WATSONVILLE — Casey Neligh, the head coach of the girl’s basketball team at Pajaro Valley High, will resign from his position as a one-on-one special education teacher at the high school at the end of the school year and will no longer coach for the Grizzlies, he recently informed the Pajaronian.

Neligh said he resigned in order to pursue a master’s degree and teaching credential so that he can one day teach adaptive physical education.

“Pajaro Valley, the school, kids and administration, is beautiful,” Neligh said in a phone interview on Thursday. “I love everything about this place. I thought I’d be here forever and I mean that.”

Neligh not only served as the head coach of the girl’s basketball team over the past two seasons but was also the defensive coordinator for the football team during the last three seasons.

Pajaro Valley Athletic Director Joe Manfre said he was sad to see Neligh, who was one of his first hires, go.

“Casey knows basketball. He’s been around basketball for a long time but he had a good feel for the girls, too,” Manfre said in a phone interview on Thursday. “He’d never coached girls before but it was a quick adjustment for him. He really liked that group of girls that he had. He was good for the kids.”

Manfre said the opening for the position would be posted on edjoin.org, a website the PVUSD uses to promote jobs, in the near future.

“We’ll see what kinds of applicants we get,” Manfre said. “I hope that with the last few years of success we get some good ones.”

Neligh, a Salinas High alumnus, took over the girl’s basketball program a year after serving as an assistant under Andre Bailey, who guided the Grizzlies to their first-ever Central Coast Section playoff berth during the 2014-15 season. Bailey moved on to coach the boy’s team at Pajaro Valley following that season.

In his first season at the helm, Neligh’s team once again advanced to the CCS playoffs and recorded the program’s first-ever postseason win.

This season, Pajaro Valley struggled with injuries and missing players but showed a few flashes throughout the season, beating North Monterey County High and Alvarez High, which finished second and fourth in the Monterey Bay League Pacific division, respectively.

Neligh was brought on to run the football team’s defense by then-head coach Joe Gregorio in 2014. In his three years as the defensive coordinator, the Grizzlies went 9-21.

Newly hired head football coach Kevin Cordova said he is still in the process of putting together his staff — he has seven coaches committed after two weeks of searching — and hopes to be finished up in the next three or four weeks.

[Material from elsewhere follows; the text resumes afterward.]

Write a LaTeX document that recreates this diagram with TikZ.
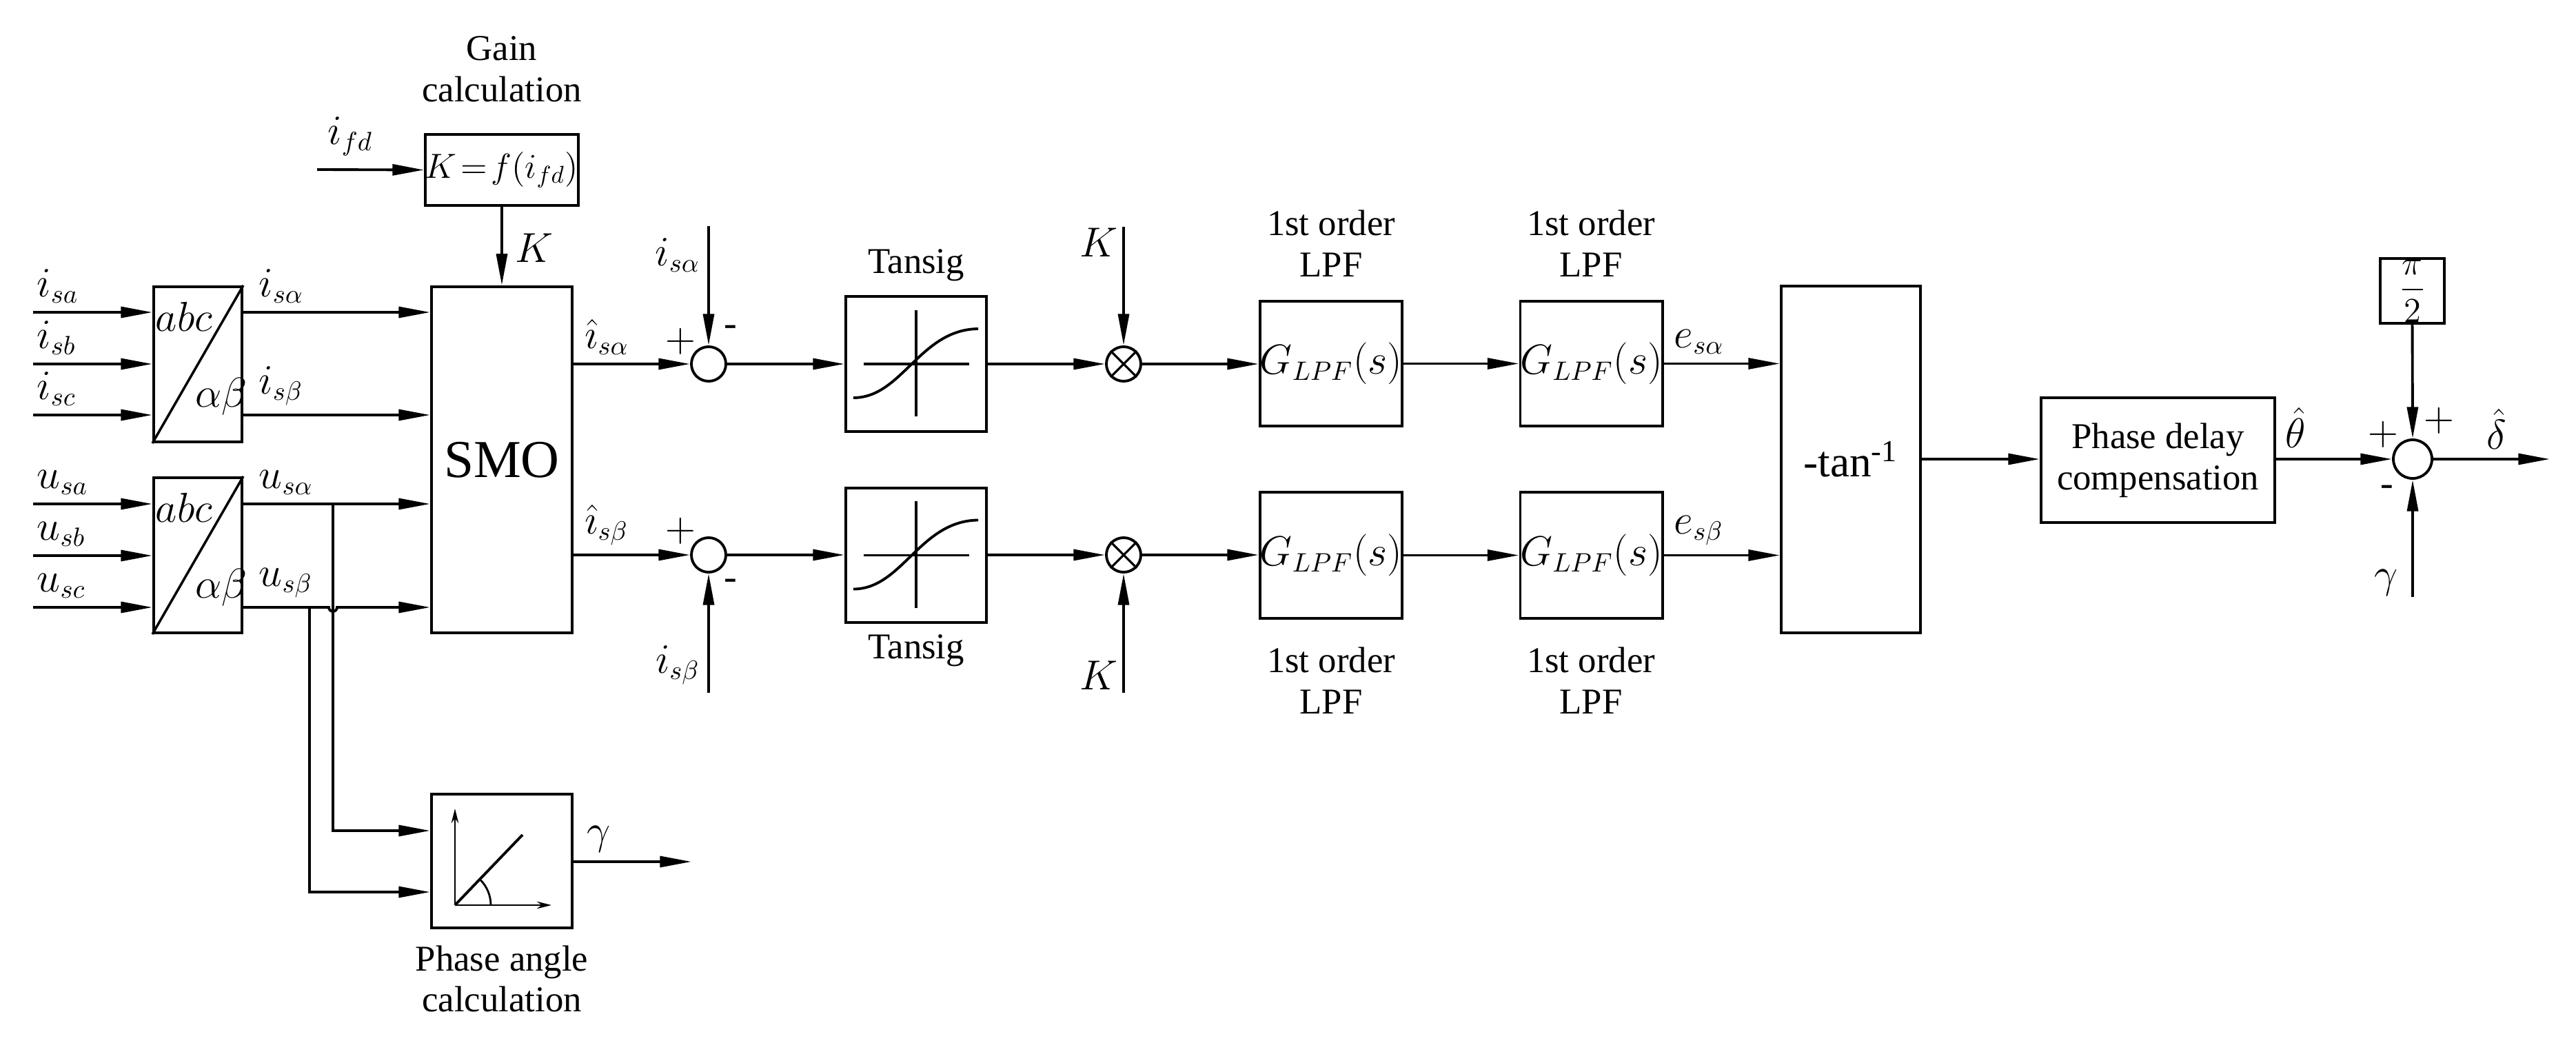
\documentclass[tikz,border=0pt]{standalone}
\usepackage{fontspec}
\setmainfont{Liberation Serif}
\usetikzlibrary{arrows.meta}
\begin{document}
\begin{tikzpicture}[x=0.01cm,y=-0.01cm,line width=1.1pt,
  arr/.style={-{Triangle[length=13pt,width=4.5pt]}},
  box/.style={draw,rectangle,inner sep=0pt},
  sum/.style={draw,circle,minimum size=0.5cm,inner sep=0pt},
  lab/.style={font=\fontsize{16}{18}\selectfont},
  big/.style={font=\fontsize{16}{18}\selectfont},
  txt/.style={font=\fontsize{15}{17}\selectfont,align=center}]
\useasboundingbox (0,0) rectangle (3737,1513);
% blocks
\node[box,minimum width=1.28cm,minimum height=2.25cm] (abc1) at (287,528.5) {};
\node[box,minimum width=1.28cm,minimum height=2.25cm] (abc2) at (287,805.5) {};
\foreach \b in {abc1,abc2}{
  \draw[line width=1pt] (\b.south west) -- (\b.north east);
  \node[big] at ([xshift=0.46cm,yshift=-0.45cm]\b.north west) {$abc$};
  \node[big] at ([xshift=-0.32cm,yshift=0.68cm]\b.south east) {$\alpha\beta$};}
\node[box,minimum width=2.04cm,minimum height=5.02cm,font=\fontsize{22}{24}\selectfont] (smo) at (728,667) {SMO};
\node[box,minimum width=1.88cm,minimum height=1.03cm,font=\fontsize{14}{16}\selectfont] (gain) at (728,246.5) {$K\!=\!f(i_{fd})$};
\node[txt] at (728,100) {Gain\\calculation};
\node[box,minimum width=2.04cm,minimum height=1.94cm] (pa) at (728,1249) {};
\node[txt] at (728,1420) {Phase angle\\calculation};
\draw[-{Stealth[length=6pt,width=3pt]},line width=0.8pt] (660,1313) -- (660,1173);
\draw[-{Stealth[length=6pt,width=3pt]},line width=0.8pt] (660,1313) -- (800,1313);
\draw (660,1313) -- (758,1211);
\draw[line width=0.8pt] (712,1313) arc (0:-45:52);
\node[sum] (s1) at (1028,528) {};
\node[sum] (s2) at (1028,805) {};
\node[box,minimum width=2.04cm,minimum height=1.96cm] (t1) at (1329,528) {};
\node[box,minimum width=2.04cm,minimum height=1.95cm] (t2) at (1329,805.5) {};
\foreach \t in {t1,t2}{
  \draw ([xshift=-0.76cm]\t.center) -- ([xshift=0.77cm]\t.center);
  \draw ([yshift=0.78cm]\t.center) -- ([yshift=-0.76cm]\t.center);
  \draw ([xshift=-0.91cm,yshift=-0.49cm]\t.center) .. controls ([xshift=-0.2cm,yshift=-0.49cm]\t.center) and ([xshift=0.05cm,yshift=0.5cm]\t.center) .. ([xshift=0.9cm,yshift=0.51cm]\t.center);}
\node[txt] at (1329,385) {Tansig};
\node[txt] at (1329,944) {Tansig};
\node[sum] (m1) at (1630,528) {};
\node[sum] (m2) at (1630,805) {};
\foreach \m in {m1,m2}{\draw[line width=0.9pt] (\m.north west) -- (\m.south east) (\m.north east) -- (\m.south west);}
\node[box,minimum width=2.04cm,minimum height=1.81cm,big] (l1) at (1931,527.5) {$G_{LPF}(s)$};
\node[box,minimum width=2.04cm,minimum height=1.83cm,big] (l2) at (1931,805.5) {$G_{LPF}(s)$};
\node[box,minimum width=2.03cm,minimum height=1.81cm,big] (l3) at (2308.5,527.5) {$G_{LPF}(s)$};
\node[box,minimum width=2.03cm,minimum height=1.83cm,big] (l4) at (2308.5,805.5) {$G_{LPF}(s)$};
\node[txt] at (1931,353) {1st order\\LPF};
\node[txt] at (2308,353) {1st order\\LPF};
\node[txt] at (1931,987) {1st order\\LPF};
\node[txt] at (2308,987) {1st order\\LPF};
\node[box,minimum width=2.02cm,minimum height=5.03cm,font=\fontsize{18}{20}\selectfont] (tan) at (2685,666.5) {-tan\textsuperscript{-1}};
\node[box,minimum width=3.39cm,minimum height=1.81cm,txt] (pdc) at (3130.5,667.5) {Phase delay\\compensation};
\node[sum,minimum size=0.56cm] (s3) at (3500,666) {};
\node[box,minimum width=0.93cm,minimum height=0.94cm,font=\fontsize{14}{16}\selectfont] (pi) at (3499.5,422) {$\displaystyle\frac{\pi}{2}$};
% inputs
\foreach \y/\n/\l in {453/ia/i_{sa},528/ib/i_{sb},602/ic/i_{sc},731/ua/u_{sa},806/ub/u_{sb},881/uc/u_{sc}}{
  \coordinate (\n) at (48,\y);
  \node[lab,anchor=south west] at (40,\y) {$\l$};}
\foreach \n in {ia,ib,ic}{\draw[arr] (\n) -- (\n -| abc1.west);}
\foreach \n in {ua,ub,uc}{\draw[arr] (\n) -- (\n -| abc2.west);}
\coordinate (o1) at (351,453); \coordinate (o2) at (351,602);
\coordinate (o3) at (351,731); \coordinate (o4) at (351,881);
\draw[arr] (o1) -- (o1 -| smo.west);
\draw[arr] (o2) -- (o2 -| smo.west);
\draw[arr] (o3) -- (o3 -| smo.west);
\draw[arr] (o4) -- (477,881) arc (180:0:6) -- (o4 -| smo.west);
\node[lab,anchor=south west] at (362,453) {$i_{s\alpha}$};
\node[lab,anchor=south west] at (362,602) {$i_{s\beta}$};
\node[lab,anchor=south west] at (362,731) {$u_{s\alpha}$};
\node[lab,anchor=south west] at (362,881) {$u_{s\beta}$};
\coordinate (pin1) at (pa.west |- 0,1205); \coordinate (pin2) at (pa.west |- 0,1294);
\draw[arr] (483,731) -- (483,1205) -- (pin1);
\draw[arr] (449,881) -- (449,1294) -- (pin2);
\coordinate (gout) at (1003,1250);
\draw[arr] (pa.east |- gout) -- (gout);
\node[lab,anchor=south west] at (838,1250) {$\gamma$};
% gain
\coordinate (ifd) at (460,246);
\draw[arr] (ifd) -- (gain.west);
\node[lab,anchor=south west] at (462,240) {$i_{fd}$};
\draw[arr] (gain.south) -- (smo.north);
\node[lab] at (775,360) {$K$};
% SMO outputs
\draw[arr] (smo.east |- s1) -- (s1.west);
\draw[arr] (smo.east |- s2) -- (s2.west);
\node[lab,anchor=south west] at (835,528) {$\hat{\imath}_{s\alpha}$};
\node[lab,anchor=south west] at (835,805) {$\hat{\imath}_{s\beta}$};
\coordinate (isa) at (1028,328); \coordinate (isb) at (1028,1005);
\draw[arr] (isa) -- (s1.north);
\draw[arr] (isb) -- (s2.south);
\node[lab] at (983,370) {$i_{s\alpha}$};
\node[lab] at (983,965) {$i_{s\beta}$};
\node[lab] at (987,495) {$+$}; \node[lab] at (1060,480) {-};
\node[lab] at (987,770) {$+$}; \node[lab] at (1060,848) {-};
% chain
\draw[arr] (s1.east) -- (t1.west); \draw[arr] (s2.east) -- (t2.west |- s2);
\draw[arr] (t1.east) -- (m1.west); \draw[arr] (t2.east |- m2) -- (m2.west);
\draw[arr] (m1.east) -- (l1.west |- m1); \draw[arr] (m2.east) -- (l2.west |- m2);
\draw[arr] (l1.east) -- (l3.west); \draw[arr] (l2.east) -- (l4.west);
\draw[arr] (l3.east) -- (l3.east -| tan.west);
\draw[arr] (l4.east) -- (l4.east -| tan.west);
\node[lab,anchor=south west] at (2415,527) {$e_{s\alpha}$};
\node[lab,anchor=south west] at (2415,805) {$e_{s\beta}$};
\coordinate (k1) at (1630,329); \coordinate (k2) at (1630,1005);
\draw[arr] (k1) -- (m1.north); \draw[arr] (k2) -- (m2.south);
\node[lab] at (1594,352) {$K$}; \node[lab] at (1594,980) {$K$};
% right
\draw[arr] (tan.east |- s3) -- (pdc.west |- s3);
\draw[arr] (pdc.east |- s3) -- (s3.west);
\node[lab] at (3330,620) {$\hat{\theta}$};
\draw[arr] (pi.south) -- (s3.north);
\coordinate (gin) at (3500,866);
\draw[arr] (gin) -- (s3.south);
\node[lab] at (3462,845) {$\gamma$};
\coordinate (dout) at (3699,666);
\draw[arr] (s3.east) -- (dout);
\node[lab] at (3622,622) {$\hat{\delta}$};
\node[lab] at (3457,630) {$+$}; \node[lab] at (3538,610) {$+$};
\node[lab] at (3463,712) {-};
\end{tikzpicture}
\end{document}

Cordova said it’s always tough to replace one of your top coaches, especially one that has the advantage of being on campus and being close to the kids.

“No matter what it’s never easy to replace an O- or D-coordinator,” Cordova said. “I rather not be doing it at this time of the year but this is how it is with young coaches. You never know how long they’re going to hang out. Some things come up with careers and they move on.”

Neligh said he has plenty of moments from his time at the school that he cherishes. Getting Julissa Quintana-Martinez to play football, winning a CCS game with the girl’s hoops program and the overall school spirit on the campus were all highlights.

“P.V. Nation really took off,” Neligh said. “It wasn’t about anyone else but us. It wasn’t about beating another school or anything like that. I’ve never seen school spirit like that. These kids were incredible.”